What Globalisation Does Well

It would be a mistake to frame globalisation as purely destructive. Cultural exchange has always been how civilisations grow. The movement of ideas, music, food, language, and philosophy across borders has enriched human life for millennia.

Today's interconnectedness accelerates that process. A musician in Senegal can reach listeners in South Korea overnight. A cuisine once confined to a small region can inspire chefs on the other side of the planet. Minority languages and oral traditions that might have died quietly are now documented, shared, and sometimes revitalised by diaspora communities online.

The Homogenisation Problem

Yet there is a real and documented pattern of cultural homogenisation — a flattening of diversity into a single, globally palatable aesthetic. This tends to favour whichever cultures hold the most economic and media power, which in practice often means Anglo-American pop culture sets the dominant tone.

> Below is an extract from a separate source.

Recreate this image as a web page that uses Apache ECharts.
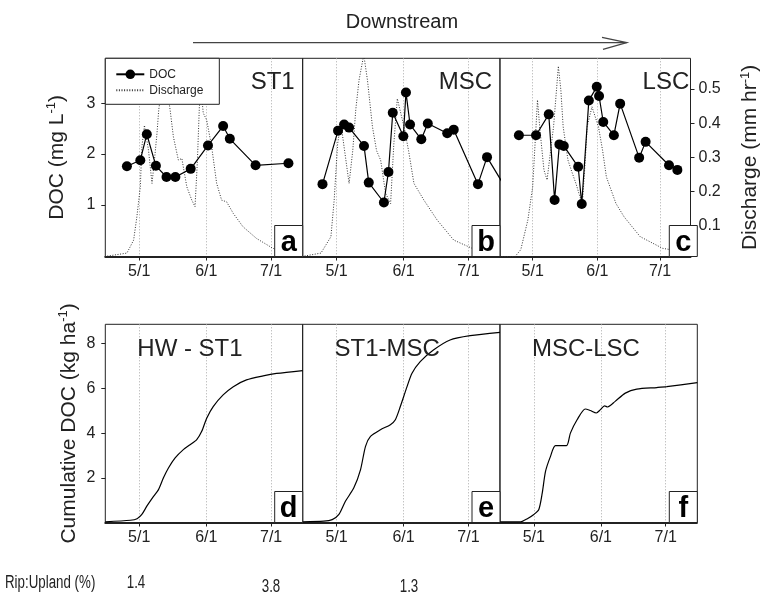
<!DOCTYPE html>
<html>
<head>
<meta charset="utf-8">
<script src="https://cdn.jsdelivr.net/npm/echarts@6/dist/echarts.min.js"></script>
<style>
  html, body { margin: 0; padding: 0; background: #fff; }
  #chart { width: 762px; height: 595px; }
</style>
</head>
<body>
<div id="chart"></div>
<script>
  // all x values are day of year (5/1 = 121, 6/1 = 152, 7/1 = 182)
  const monthDays = [121, 152, 182];
  const monthLabels = ['5/1', '6/1', '7/1'];
  const docTicks = [1, 2, 3];
  const qTicks = [0.1, 0.2, 0.3, 0.4, 0.5];
  const cumTicks = [2, 4, 6, 8];

  const panelNames = ['ST1', 'MSC', 'LSC'];
  const reachNames = ['HW - ST1', 'ST1-MSC', 'MSC-LSC'];
  const panelLetters = ['a', 'b', 'c', 'd', 'e', 'f'];
  const ripUpland = ['1.4', '3.8', '1.3'];

  // DOC (mg L-1)
  const docDaysA = [115.3, 121.5, 124.5, 128.7, 133.6, 137.7, 144.8, 152.8, 159.8, 162.9, 174.8, 190.0];
  const docA = [1.76, 1.88, 2.39, 1.77, 1.55, 1.55, 1.71, 2.17, 2.55, 2.30, 1.78, 1.82];
  const docDaysB = [114.5, 121.7, 124.5, 126.8, 133.7, 135.9, 142.9, 145.0, 147.0, 151.9, 153.1, 155.0, 160.2, 163.2, 172.2, 175.2, 186.4, 190.6, 199];
  const docB = [1.41, 2.46, 2.58, 2.52, 2.16, 1.44, 1.05, 1.65, 2.81, 2.35, 3.21, 2.58, 2.29, 2.60, 2.41, 2.48, 1.41, 1.94, 1.35];
  const docDaysC = [114.4, 122.6, 128.7, 131.5, 133.8, 135.9, 142.8, 144.5, 147.9, 151.7, 152.8, 154.8, 159.9, 162.9, 172.0, 175.1, 186.3, 190.3];
  const docC = [2.37, 2.37, 2.78, 1.10, 2.19, 2.16, 1.75, 1.02, 3.05, 3.32, 3.14, 2.63, 2.37, 2.99, 1.93, 2.24, 1.78, 1.69];

  // Discharge (mm hr-1)
  const qDaysA = [105, 115.3, 118.4, 119.9, 121.5, 122.2, 123.4, 125.3, 126.9, 128, 129.2, 130, 132.5, 135.3, 136.8, 139.1, 140.7, 143, 145.3, 146.8, 147.9, 148.8, 149.6, 150.6, 152.2, 154.5, 156.8, 159.1, 161.4, 164.5, 169, 175.2, 182.8, 190.5, 196.6];
  const qA = [0.01, 0.02, 0.058, 0.126, 0.214, 0.33, 0.394, 0.32, 0.224, 0.29, 0.37, 0.438, 0.56, 0.438, 0.36, 0.292, 0.297, 0.214, 0.175, 0.156, 0.29, 0.448, 0.5, 0.43, 0.409, 0.331, 0.224, 0.175, 0.17, 0.136, 0.097, 0.063, 0.034, 0.019, 0.014];
  const qDaysB = [105, 113.8, 118.4, 119.9, 121.5, 123, 124.5, 126.8, 128.5, 129.9, 131.4, 133.6, 135.3, 137.6, 139.5, 141.4, 143.7, 146, 147.5, 149.1, 152.2, 154.3, 156.8, 161.4, 167.5, 175.2, 183.7, 196.6];
  const qB = [0.01, 0.02, 0.068, 0.175, 0.34, 0.40, 0.33, 0.224, 0.32, 0.44, 0.526, 0.60, 0.526, 0.39, 0.32, 0.292, 0.195, 0.165, 0.34, 0.472, 0.39, 0.32, 0.224, 0.175, 0.117, 0.058, 0.034, 0.02];
  const qDaysC = [105, 112.6, 115.3, 118.7, 121, 122.6, 123.3, 124.5, 126.4, 127.9, 129.6, 131, 132.4, 133.3, 134.5, 135.6, 137.9, 139.8, 141.7, 143.4, 144.8, 146.2, 147.1, 149.4, 152.5, 154.5, 156.3, 160.9, 164.8, 172.5, 183.2, 196.6];
  const qC = [0.01, 0.01, 0.03, 0.117, 0.214, 0.39, 0.468, 0.38, 0.263, 0.234, 0.32, 0.39, 0.497, 0.567, 0.497, 0.39, 0.292, 0.257, 0.224, 0.19, 0.165, 0.292, 0.39, 0.448, 0.39, 0.32, 0.243, 0.165, 0.126, 0.068, 0.034, 0.02];

  // Cumulative DOC (kg ha-1)
  const cumDaysD = [105.3, 116.9, 120, 122.2, 124.5, 127.6, 129.9, 132.2, 134.5, 137.6, 141.4, 144.5, 147.6, 149.9, 152.2, 155.2, 159.8, 164.5, 170.6, 178.3, 184.5, 196.6];
  const cumD = [0.03, 0.1, 0.17, 0.36, 0.73, 1.17, 1.47, 2.0, 2.44, 2.89, 3.26, 3.48, 3.71, 4.08, 4.67, 5.19, 5.71, 6.08, 6.38, 6.56, 6.67, 6.8];
  const cumDaysE = [105.3, 115.1, 119, 122.1, 125.1, 129, 132.1, 134.4, 136.7, 141.3, 145.9, 148.2, 150.5, 153.6, 155.9, 159.7, 165.8, 173.5, 182.8, 196.6];
  const cumE = [0.03, 0.06, 0.13, 0.36, 0.95, 1.55, 2.37, 3.41, 3.85, 4.15, 4.38, 4.6, 5.19, 6.08, 6.68, 7.2, 7.72, 8.17, 8.36, 8.51];
  const cumDaysF = [105.3, 114.9, 118, 121, 123.3, 124.9, 126.4, 128.7, 131, 136.1, 137.9, 141, 144.8, 147.1, 149.9, 151.7, 153.7, 155.1, 158.6, 163.3, 168.6, 177.9, 182.5, 196.6];
  const cumF = [0.03, 0.03, 0.17, 0.36, 0.58, 1.33, 2.29, 2.96, 3.44, 3.44, 4.0, 4.6, 5.08, 5.01, 4.9, 5.04, 5.22, 5.17, 5.42, 5.79, 5.97, 6.04, 6.08, 6.26];

  const FONT = 'Liberation Sans, Arial, Helvetica, sans-serif';
  const INK = '#222';
  const panelLeft = [105.3, 302.6, 499.9];
  const panelW = 197.4;
  const rowTop = [58.3, 324.3];
  const panelH = 198.2;

  const zip = (xs, ys) => xs.map((x, i) => [x, ys[i]]);

  const myChart = echarts.init(document.getElementById('chart'), null, { renderer: 'canvas' });

  const grids = [];
  const xAxes = [];
  for (let r = 0; r < 2; r++) {
    for (let c = 0; c < 3; c++) {
      grids.push({
        left: panelLeft[c], top: rowTop[r], width: panelW, height: panelH,
        show: true, borderColor: INK, borderWidth: 1, backgroundColor: 'transparent',
      });
      xAxes.push({
        type: 'value', gridIndex: r * 3 + c, min: 105.3, max: 196.6,
        axisLine: { show: true, onZero: false, lineStyle: { color: INK, width: 2, type: [2, 1] } },
        axisTick: { show: true, inside: false, length: 4, customValues: monthDays, lineStyle: { color: INK } },
        axisLabel: {
          show: true, customValues: monthDays, margin: 7, fontSize: 16, color: INK, fontFamily: FONT,
          formatter: (v) => monthLabels[monthDays.indexOf(Math.round(v))] || '',
        },
        splitLine: { show: true, lineStyle: { color: '#aaa', type: [1, 2], width: 1 } },
      });
    }
  }

  const hiddenY = (grid, min, max) => ({
    type: 'value', gridIndex: grid, min, max, show: false, splitLine: { show: false },
  });
  const nameRich = {
    t: { fontSize: 21, fontFamily: FONT, color: INK, lineHeight: 24 },
    s: { fontSize: 13, fontFamily: FONT, color: INK, lineHeight: 13, verticalAlign: 'top' },
  };

  const yAxes = [
    // DOC axes (0-2)
    {
      type: 'value', gridIndex: 0, min: -0.01, max: 3.88,
      axisLine: { show: false },
      axisTick: { show: true, length: 4, customValues: docTicks, lineStyle: { color: INK } },
      axisLabel: { customValues: docTicks, margin: 10, fontSize: 16, color: INK, fontFamily: FONT },
      splitLine: { show: false },
      name: '{t|DOC (mg L}{s|-1}{t|)}', nameLocation: 'middle', nameRotate: 90, nameGap: 36,
      nameTextStyle: { rich: nameRich },
    },
    hiddenY(1, -0.01, 3.88),
    hiddenY(2, -0.01, 3.88),
    // discharge axes (3-5)
    hiddenY(0, 0.01, 0.59),
    hiddenY(1, 0.01, 0.59),
    {
      type: 'value', gridIndex: 2, position: 'right', min: 0.01, max: 0.59,
      axisLine: { show: false },
      axisTick: { show: true, length: 4, customValues: qTicks, lineStyle: { color: INK } },
      axisLabel: { customValues: qTicks, margin: 8, fontSize: 16, color: INK, fontFamily: FONT },
      splitLine: { show: false },
      name: '{t|Discharge (mm hr}{s|-1}{t|)}', nameLocation: 'middle', nameRotate: 90, nameGap: 48,
      nameTextStyle: { rich: nameRich },
    },
    // cumulative axes (6-8)
    {
      type: 'value', gridIndex: 3, min: 0, max: 8.87,
      axisLine: { show: false },
      axisTick: { show: true, length: 4, customValues: cumTicks, lineStyle: { color: INK } },
      axisLabel: { customValues: cumTicks, margin: 10, fontSize: 16, color: INK, fontFamily: FONT },
      splitLine: { show: false },
      name: '{t|Cumulative DOC (kg ha}{s|-1}{t|)}', nameLocation: 'middle', nameRotate: 90, nameGap: 24,
      nameTextStyle: { rich: nameRich },
    },
    hiddenY(4, 0, 8.87),
    hiddenY(5, 0, 8.87),
  ];

  const docSets = [[docDaysA, docA], [docDaysB, docB], [docDaysC, docC]];
  const qSets = [[qDaysA, qA], [qDaysB, qB], [qDaysC, qC]];
  const cumSets = [[cumDaysD, cumD], [cumDaysE, cumE], [cumDaysF, cumF]];

  const series = [];
  qSets.forEach(([d, v], i) => {
    series.push({
      name: 'Discharge', type: 'line', xAxisIndex: i, yAxisIndex: 3 + i,
      data: zip(d, v), showSymbol: false, symbol: 'none', z: 2,
      lineStyle: { color: '#333', width: 1, type: [1, 1.6] },
      itemStyle: { color: '#333' },
    });
  });
  docSets.forEach(([d, v], i) => {
    series.push({
      name: 'DOC', type: 'line', xAxisIndex: i, yAxisIndex: i,
      data: zip(d, v), symbol: 'circle', symbolSize: 10, z: 3,
      lineStyle: { color: '#000', width: 1.2 },
      itemStyle: { color: '#000' },
    });
  });
  cumSets.forEach(([d, v], i) => {
    series.push({
      type: 'line', xAxisIndex: 3 + i, yAxisIndex: 6 + i,
      data: zip(d, v), showSymbol: false, symbol: 'none', smooth: 0.25,
      lineStyle: { color: '#000', width: 1.2 },
    });
  });

  const graphics = [];
  // downstream arrow
  graphics.push({
    type: 'text', x: 402, y: 22,
    style: { text: 'Downstream', font: '20px ' + FONT, fill: INK, textAlign: 'center', textVerticalAlign: 'middle' },
  });
  graphics.push({
    type: 'polyline', shape: { points: [[193, 42.7], [626.7, 42.7]] },
    style: { stroke: '#444', lineWidth: 1.3, fill: null },
  });
  graphics.push({
    type: 'polyline', shape: { points: [[602, 37.3], [626.7, 42.7], [603, 49.3]] },
    style: { stroke: '#444', lineWidth: 1.3, fill: null },
  });
  // panel titles
  const titleY = [82, 349];
  panelNames.forEach((t, i) => {
    graphics.push({
      type: 'text', x: panelLeft[i] + panelW - 8, y: titleY[0], z: 10,
      style: { text: t, font: '24px ' + FONT, fill: INK, textAlign: 'right', textVerticalAlign: 'middle' },
    });
  });
  reachNames.forEach((t, i) => {
    graphics.push({
      type: 'text', x: panelLeft[i] + 32, y: titleY[1], z: 10,
      style: { text: t, font: '24px ' + FONT, fill: INK, textAlign: 'left', textVerticalAlign: 'middle' },
    });
  });
  // letter boxes
  panelLetters.forEach((t, k) => {
    const c = k % 3, r = Math.floor(k / 3);
    const bx = panelLeft[c] + panelW - 28, by = rowTop[r] + panelH - 31;
    graphics.push({
      type: 'rect', shape: { x: bx, y: by, width: 28, height: 31 }, z: 10,
      style: { fill: '#fff', stroke: INK, lineWidth: 1 },
    });
    graphics.push({
      type: 'text', x: bx + 14, y: by + 17, z: 11,
      style: { text: t, font: 'bold 29px ' + FONT, fill: '#000', textAlign: 'center', textVerticalAlign: 'middle' },
    });
  });
  // rip:upland row (narrow lettering)
  graphics.push({
    type: 'text', x: 5, y: 583, scaleX: 0.74,
    style: { text: 'Rip:Upland (%)', font: '18px ' + FONT, fill: INK, textVerticalAlign: 'middle' },
  });
  const ripX = [136, 271, 409];
  const ripY = [583, 587, 587];
  ripUpland.forEach((t, i) => {
    graphics.push({
      type: 'text', x: ripX[i], y: ripY[i], scaleX: 0.74,
      style: { text: t, font: '18px ' + FONT, fill: INK, textAlign: 'center', textVerticalAlign: 'middle' },
    });
  });

  const options = {
    animation: false,
    backgroundColor: '#fff',
    textStyle: { fontFamily: FONT },
    legend: {
      data: [{ name: 'DOC' }, { name: 'Discharge', itemStyle: { opacity: 0 } }],
      orient: 'vertical', left: 105.3, top: 58.3,
      itemWidth: 28, itemHeight: 12, itemGap: 4,
      padding: [10, 16, 8, 10],
      borderColor: INK, borderWidth: 1, borderRadius: 0, backgroundColor: '#fff',
      selectedMode: false,
      textStyle: { fontSize: 12, color: INK, fontFamily: FONT },
      z: 5,
    },
    grid: grids,
    xAxis: xAxes,
    yAxis: yAxes,
    series,
    graphic: graphics,
  };

  myChart.setOption(options);
</script>
</body>
</html>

The effects ripple outward:

  • Language: Hundreds of languages face extinction each decade. As English becomes the language of commerce, education, and the internet, smaller languages lose speakers, particularly among younger generations.
  • Food: Traditional diets shift toward processed, globally marketed products, with consequences for both cultural identity and public health.
  • Architecture: Glass-and-steel towers replace vernacular building styles, severing communities from physical expressions of their history.
  • Craft and art: Mass-produced goods undercut artisanal traditions, making it economically unviable for craftspeople to continue their practice.

The Nuance of Cultural Hybridity

The picture is rarely black and white. What emerges from cultural contact is often something genuinely new — hybrid forms that draw on multiple traditions and create something neither could have produced alone. K-pop blends Korean musical sensibilities with Western pop structures and has built a global audience on that synthesis. Latin trap, Afrobeats, and countless other genres are products of cross-cultural collision, not cultural loss.

The question isn't whether cultures should mix — they always have and always will — but whether the mixing is happening on equal terms, or whether some cultures are perpetually on the receiving end.

Preservation as Active Choice

Cultures don't preserve themselves passively. Communities that maintain vibrant local traditions in a globalised world tend to do so through deliberate, active effort: festivals, education systems that teach indigenous languages, policies that support local media and arts, and individual choices to learn, practise, and pass down what matters.

The internet, often blamed for cultural erosion, can also be a powerful preservation tool. Archives, podcasts, YouTube channels, and social media accounts dedicated to regional languages, recipes, music, and history reach audiences that would have been impossible to access a generation ago.

What's Worth Protecting?

The answer will differ depending on who you ask, and that's part of the point. Culture is not a museum exhibit — it is alive, contested, and constantly negotiated by the people who live it. The goal is not to freeze cultures in amber but to ensure that communities retain the agency to decide what evolves, what is adapted, and what is kept.

In a world that increasingly looks and sounds the same, that agency is worth fighting for.